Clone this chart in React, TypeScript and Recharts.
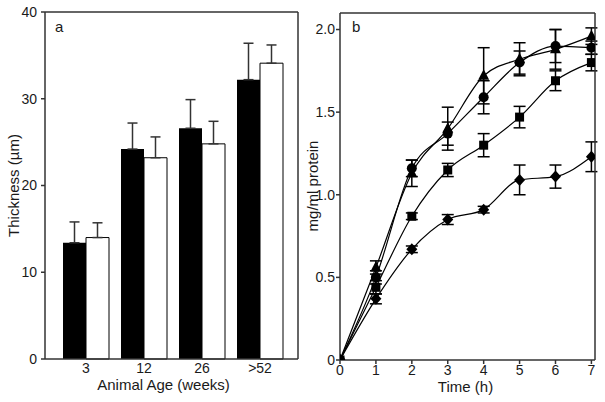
import { BarChart, Bar, LineChart, Line, XAxis, YAxis, ErrorBar } from "recharts";

// panel a: epithelial thickness by age
const AGES = ["3", "12", "26", ">52"];
const BLACK = [13.4, 24.2, 26.6, 32.2];
const BLACK_ERR = [2.4, 3.0, 3.3, 4.2];
const WHITE = [14.0, 23.2, 24.8, 34.1];
const WHITE_ERR = [1.7, 2.4, 2.6, 2.1];

// panel b: protein over time
const HOURS = [0, 1, 2, 3, 4, 5, 6, 7];
const TRI = [0, 0.56, 1.13, 1.4, 1.72, 1.82, 1.88, 1.96];
const TRI_ERR = [0, 0.04, 0.08, 0.13, 0.17, 0.1, 0.12, 0.05];
const CIR = [0, 0.5, 1.16, 1.37, 1.59, 1.8, 1.9, 1.89];
const CIR_ERR = [0, 0.04, 0.05, 0.07, 0.1, 0.07, 0.1, 0.04];
const SQ = [0, 0.44, 0.87, 1.15, 1.3, 1.47, 1.69, 1.8];
const SQ_ERR = [0, 0.04, 0.02, 0.04, 0.07, 0.065, 0.06, 0.05];
const DIA = [0, 0.37, 0.67, 0.85, 0.91, 1.09, 1.11, 1.23];
const DIA_ERR = [0, 0.03, 0.02, 0.03, 0.02, 0.09, 0.07, 0.09];

const FONT = "'Liberation Sans', Arial, sans-serif";
const INK = "#1a1a1a";
const AXIS = "#333";
const tick = { fill: INK, fontSize: 14 };

const barData = AGES.map((age, i) => ({
  age,
  black: BLACK[i],
  blackErr: [0, BLACK_ERR[i]],
  white: WHITE[i],
  whiteErr: [0, WHITE_ERR[i]],
}));

const lineData = HOURS.map((t, i) => ({
  t,
  tri: TRI[i],
  triE: TRI_ERR[i],
  cir: CIR[i],
  cirE: CIR_ERR[i],
  sq: SQ[i],
  sqE: SQ_ERR[i],
  dia: DIA[i],
  diaE: DIA_ERR[i],
}));

// rotated axis title, placed from the axis viewBox
function VLabel(props: any) {
  const { viewBox, text, off } = props;
  if (!viewBox) return null;
  const x = viewBox.x + off;
  const y = viewBox.y + viewBox.height / 2;
  return (
    <text x={x} y={y} transform={`rotate(-90 ${x} ${y})`} textAnchor="middle" dominantBaseline="central" fill={INK} fontSize={15}>
      {text}
    </text>
  );
}

function HLabel(props: any) {
  const { viewBox, text, dx, bottom } = props;
  if (!viewBox) return null;
  const x = viewBox.x + viewBox.width / 2 + dx;
  const y = viewBox.y + viewBox.height - bottom;
  return (
    <text x={x} y={y} textAnchor="middle" fill={INK} fontSize={15}>
      {text}
    </text>
  );
}

function Marker({ cx, cy, shape }: { cx?: number; cy?: number; shape: string }) {
  if (cx == null || cy == null) return null;
  if (shape === "triangle")
    return <polygon points={`${cx},${cy - 6.5} ${cx - 5.5},${cy + 4} ${cx + 5.5},${cy + 4}`} fill="#000" />;
  if (shape === "square") return <rect x={cx - 4.5} y={cy - 4.5} width={9} height={9} fill="#000" />;
  if (shape === "diamond")
    return <polygon points={`${cx},${cy - 6} ${cx + 5.5},${cy} ${cx},${cy + 6} ${cx - 5.5},${cy}`} fill="#000" />;
  return <circle cx={cx} cy={cy} r={5} fill="#000" />;
}

const dotFor = (name: string, shape: string) => (p: any) =>
  <Marker key={`${name}-${p.index}`} cx={p.cx} cy={p.cy} shape={shape} />;

const SERIES = [
  { key: "tri", shape: "triangle" },
  { key: "cir", shape: "circle" },
  { key: "sq", shape: "square" },
  { key: "dia", shape: "diamond" },
];

export default function App() {
  return (
    <div style={{ position: "absolute", left: 0, top: 0, width: 605, height: 402, background: "#fff", fontFamily: FONT }}>
      <div style={{ position: "absolute", left: 0, top: 0 }}>
        <BarChart width={300} height={402} data={barData} margin={{ top: 11, right: 1, bottom: 13, left: 0 }} barGap={0} barSize={23}>
          <XAxis
            dataKey="age"
            tick={tick}
            tickLine={false}
            tickSize={0}
            tickMargin={4}
            height={30}
            padding={{ left: 12, right: 9 }}
            stroke={AXIS}
            strokeWidth={1.5}
            label={<HLabel text="Animal Age (weeks)" dx={-8} bottom={-1} />}
          />
          <XAxis xAxisId="top" dataKey="age" orientation="top" height={1} tick={false} tickLine={false} stroke={AXIS} strokeWidth={1.5} />
          <YAxis
            domain={[0, 40]}
            ticks={[0, 10, 20, 30, 40]}
            tick={tick}
            tickSize={4}
            tickMargin={4}
            width={45}
            stroke={AXIS}
            strokeWidth={1.5}
            label={<VLabel text="Thickness (µm)" off={13} />}
          />
          <YAxis yAxisId="right" orientation="right" width={1} tick={false} tickLine={false} stroke={AXIS} strokeWidth={1.5} />
          <Bar dataKey="black" fill="#000" isAnimationActive={false}>
            <ErrorBar dataKey="blackErr" width={5} stroke={AXIS} strokeWidth={1.5} />
          </Bar>
          <Bar dataKey="white" fill="#fff" stroke="#000" strokeWidth={1} isAnimationActive={false}>
            <ErrorBar dataKey="whiteErr" width={5} stroke={AXIS} strokeWidth={1.5} />
          </Bar>
        </BarChart>
        <div style={{ position: "absolute", left: 55, top: 19, fontSize: 15, lineHeight: "15px", color: INK }}>a</div>
      </div>

      <div style={{ position: "absolute", left: 300, top: 0 }}>
        <LineChart width={305} height={402} data={lineData} margin={{ top: 12, right: 9, bottom: 12, left: 0 }}>
          <XAxis
            dataKey="t"
            type="number"
            domain={[0, 7.1]}
            ticks={HOURS}
            allowDataOverflow
            tick={tick}
            tickSize={4}
            tickMargin={1}
            height={30}
            stroke={AXIS}
            strokeWidth={1.5}
            label={<HLabel text="Time (h)" dx={-2} bottom={-2} />}
          />
          <XAxis xAxisId="top" dataKey="t" type="number" domain={[0, 7.1]} orientation="top" height={1} tick={false} tickLine={false} stroke={AXIS} strokeWidth={1.5} />
          <YAxis
            domain={[0, 2.1]}
            ticks={[0, 0.5, 1, 1.5, 2]}
            allowDataOverflow
            tickFormatter={(v: number) => (v === 0 ? "0" : v.toFixed(1))}
            tick={tick}
            tickSize={4}
            tickMargin={1}
            width={40}
            stroke={AXIS}
            strokeWidth={1.5}
          />
          <YAxis yAxisId="right" orientation="right" width={1} tick={false} tickLine={false} stroke={AXIS} strokeWidth={1.5} />
          {SERIES.map((s) => (
            <Line
              key={s.key}
              type="monotone"
              dataKey={s.key}
              stroke="#000"
              strokeWidth={1.2}
              dot={dotFor(s.key, s.shape)}
              activeDot={false}
              isAnimationActive={false}
            >
              <ErrorBar dataKey={`${s.key}E`} width={6} stroke="#000" strokeWidth={1.5} />
            </Line>
          ))}
        </LineChart>
        <div style={{ position: "absolute", left: 52, top: 19, fontSize: 15, lineHeight: "15px", color: INK }}>b</div>
        <div
          style={{
            position: "absolute",
            left: 12,
            top: 186,
            transform: "translate(-50%, -50%) rotate(-90deg)",
            fontSize: 15,
            lineHeight: "15px",
            whiteSpace: "nowrap",
            color: INK,
          }}
        >
          mg/ml protein
        </div>
      </div>
    </div>
  );
}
****************
- _STATED TASK_
Return the material line for line, from its beginning to the line that contains "const DIA_ERR = [0, 0.03, 0.02, 0.03, 0.02, 0.09, 0.07, 0.09];", with the pictures left out.

- _COMPLETE ANSWER_
Clone this chart in React, TypeScript and Recharts.
import { BarChart, Bar, LineChart, Line, XAxis, YAxis, ErrorBar } from "recharts";

// panel a: epithelial thickness by age
const AGES = ["3", "12", "26", ">52"];
const BLACK = [13.4, 24.2, 26.6, 32.2];
const BLACK_ERR = [2.4, 3.0, 3.3, 4.2];
const WHITE = [14.0, 23.2, 24.8, 34.1];
const WHITE_ERR = [1.7, 2.4, 2.6, 2.1];

// panel b: protein over time
const HOURS = [0, 1, 2, 3, 4, 5, 6, 7];
const TRI = [0, 0.56, 1.13, 1.4, 1.72, 1.82, 1.88, 1.96];
const TRI_ERR = [0, 0.04, 0.08, 0.13, 0.17, 0.1, 0.12, 0.05];
const CIR = [0, 0.5, 1.16, 1.37, 1.59, 1.8, 1.9, 1.89];
const CIR_ERR = [0, 0.04, 0.05, 0.07, 0.1, 0.07, 0.1, 0.04];
const SQ = [0, 0.44, 0.87, 1.15, 1.3, 1.47, 1.69, 1.8];
const SQ_ERR = [0, 0.04, 0.02, 0.04, 0.07, 0.065, 0.06, 0.05];
const DIA = [0, 0.37, 0.67, 0.85, 0.91, 1.09, 1.11, 1.23];
const DIA_ERR = [0, 0.03, 0.02, 0.03, 0.02, 0.09, 0.07, 0.09];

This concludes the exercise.